Pairing this work in the programme are Mozart’s German dances, Sechs Deutsche Tanz, given wonderful Chaplinesque treatment by Kylián in Sechs Tanze. Be-wigged, white faced, corseted, the dancers romp through the manic choreography with glorious athleticism and perfect comic timing. I like to think that a young mischievous Mozart would have loved this dance treatment of his music.

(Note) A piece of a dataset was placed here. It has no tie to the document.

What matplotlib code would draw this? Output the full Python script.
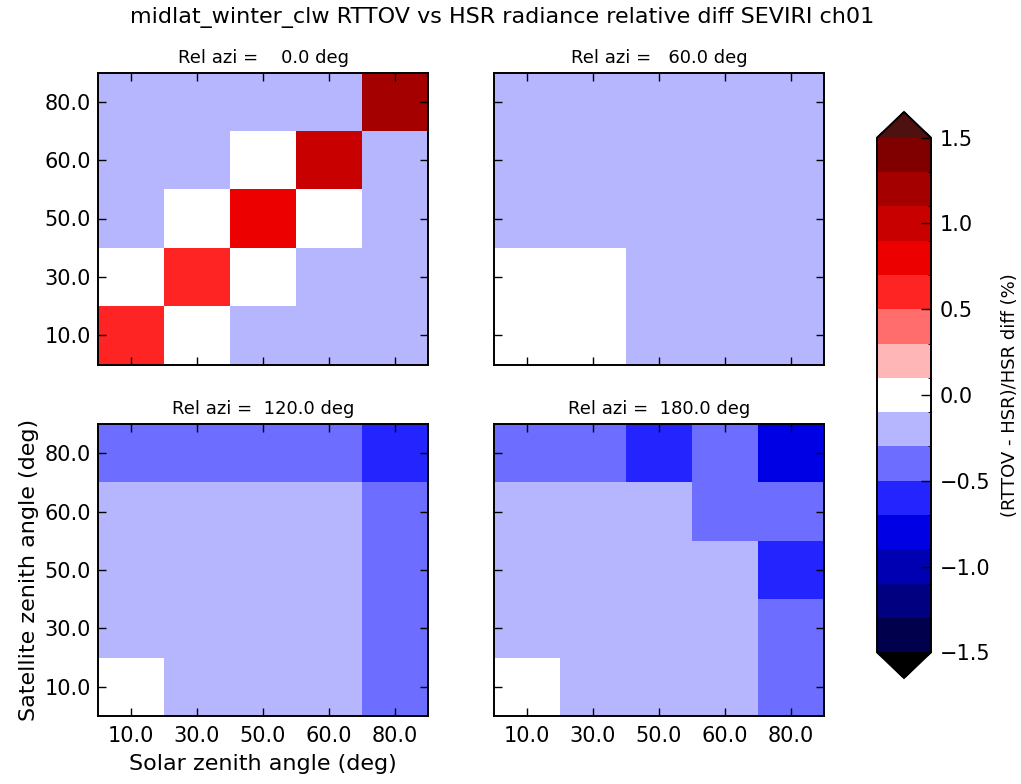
import numpy as np
import matplotlib
matplotlib.use("Agg")
import matplotlib.pyplot as plt
from matplotlib.colors import BoundaryNorm
from matplotlib.ticker import FuncFormatter

# Angle grids
solar_zenith = [10.0, 30.0, 50.0, 60.0, 80.0]
sat_zenith = [10.0, 30.0, 50.0, 60.0, 80.0]
rel_azi = [0.0, 60.0, 120.0, 180.0]

# Relative radiance differences (%), rows = satellite zenith (10 -> 80),
# columns = solar zenith (10 -> 80)
diff_azi0 = [
    [0.6, 0.0, -0.2, -0.2, -0.2],
    [0.0, 0.6, 0.0, -0.2, -0.2],
    [-0.2, 0.0, 0.8, 0.0, -0.2],
    [-0.2, -0.2, 0.0, 1.0, -0.2],
    [-0.2, -0.2, -0.2, -0.2, 1.2],
]
diff_azi60 = [
    [0.0, 0.0, -0.2, -0.2, -0.2],
    [0.0, 0.0, -0.2, -0.2, -0.2],
    [-0.2, -0.2, -0.2, -0.2, -0.2],
    [-0.2, -0.2, -0.2, -0.2, -0.2],
    [-0.2, -0.2, -0.2, -0.2, -0.2],
]
diff_azi120 = [
    [0.0, -0.2, -0.2, -0.2, -0.4],
    [-0.2, -0.2, -0.2, -0.2, -0.4],
    [-0.2, -0.2, -0.2, -0.2, -0.4],
    [-0.2, -0.2, -0.2, -0.2, -0.4],
    [-0.4, -0.4, -0.4, -0.4, -0.6],
]
diff_azi180 = [
    [0.0, -0.2, -0.2, -0.2, -0.4],
    [-0.2, -0.2, -0.2, -0.2, -0.4],
    [-0.2, -0.2, -0.2, -0.2, -0.6],
    [-0.2, -0.2, -0.2, -0.4, -0.4],
    [-0.4, -0.4, -0.6, -0.4, -0.8],
]
panels = [diff_azi0, diff_azi60, diff_azi120, diff_azi180]

levels = np.linspace(-1.5, 1.5, 16)
cbar_ticks = [-1.5, -1.0, -0.5, 0.0, 0.5, 1.0, 1.5]

plt.rcParams.update({
    "font.family": "DejaVu Sans",
    "xtick.direction": "in",
    "ytick.direction": "in",
    "xtick.top": True,
    "ytick.right": True,
    "xtick.major.size": 6,
    "ytick.major.size": 6,
    "xtick.major.width": 1.0,
    "ytick.major.width": 1.0,
    "xtick.major.pad": 7,
    "ytick.major.pad": 5,
    "axes.linewidth": 1.4,
})

# Discrete seismic palette, one colour per interval
cmap = plt.get_cmap("seismic", len(levels) - 1).copy()
cmap.set_over("#4f1010")
cmap.set_under("black")
norm = BoundaryNorm(levels, cmap.N)

W, H = 1021, 784
fig = plt.figure(figsize=(W / 100, H / 100), dpi=100)

lefts = [98, 494, 98, 494]
tops = [72.5, 72.5, 424, 424]
aw, ah = 330, 292

fmt = lambda v: f"{v:.1f}"
mesh = None
for i, (data, azi) in enumerate(zip(panels, rel_azi)):
    ax = fig.add_axes([lefts[i] / W, 1 - (tops[i] + ah) / H, aw / W, ah / H])
    arr = np.array(data)
    mesh = ax.pcolormesh(np.arange(len(solar_zenith) + 1),
                         np.arange(len(sat_zenith) + 1),
                         arr, cmap=cmap, norm=norm)
    ax.set_xlim(0, len(solar_zenith))
    ax.set_ylim(0, len(sat_zenith))
    ax.set_xticks(np.arange(len(solar_zenith)) + 0.5)
    ax.set_yticks(np.arange(len(sat_zenith)) + 0.5)
    if i >= 2:
        ax.set_xticklabels([fmt(v) for v in solar_zenith], fontsize=15)
    else:
        ax.set_xticklabels([])
    if i % 2 == 0:
        ax.set_yticklabels([fmt(v) for v in sat_zenith], fontsize=15)
    else:
        ax.set_yticklabels([])
    ax.set_title(f"Rel azi = {azi:6.1f} deg", fontsize=13, pad=7)
    if i == 2:
        ax.set_xlabel("Solar zenith angle (deg)", fontsize=16, labelpad=6)
        ax.set_ylabel("Satellite zenith angle (deg)", fontsize=16, labelpad=4)

cax = fig.add_axes([877 / W, 1 - 678 / H, 54 / W, 566 / H])
cbar = fig.colorbar(mesh, cax=cax, extend="both", ticks=cbar_ticks,
                    format=FuncFormatter(lambda v, p: f"{v:.1f}".replace("-", "\u2212")))
cbar.outline.set_linewidth(1.4)
cbar.ax.tick_params(direction="in", length=7, width=1.0, labelsize=15, pad=6)
cbar.set_label("(RTTOV - HSR)/HSR diff (%)", fontsize=13, labelpad=8)

fig.text(0.492, 1 - 17 / H,
         "midlat_winter_clw RTTOV vs HSR radiance relative diff SEVIRI ch01",
         ha="center", va="center", fontsize=16)

fig.savefig("out.png", dpi=100, facecolor="white")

It is a pretty tough assignment for a young choreographer to appear on the same programme as two master choreographers. Perhaps predictably New Zealander Corey Baker’s work The Last Dance, with a very strange and largely unsatisfactory treatment of Mozart’s Requiem in D Minor K626 by Duncan Grimley, struggles to make an impression. Based on his recent artist’s residency at Antarctica and the phenomenon of melting ice shelves, the work lacks the choreographic invention and structure to deal with such a momentous issue. The design is interesting with a large box structure (earth?) occupying a large part of the stage. Ultimately its dominance overwhelms the dance and severely limits the choreographer’s options.

Having said this, I really enjoyed Dancing with Mozart, and I found the juxtaposition of these different works immensely stimulating. And it is a very good idea to include a young New Zealand choreographer in the programme. I hope the current artistic director will resist the temptation, unlike the two previous foreign artistic directors, to subject us to her own choreography. We’ve certainly had enough of ADs’ treating the Royal New Zealand Ballet as their own special toy shop to be raided at will.

Back to my fellow audience members in the third tier of the Wellington Opera House. They appear bored out of their brains with the Balanchine work. They clap and roar enthusiastically at Corey Baker’s work. They clap politely at the Jiri Kylián works but I seem to be the only person laughing out loud at the choreographic jokes in Sechs Tanze. Ah well.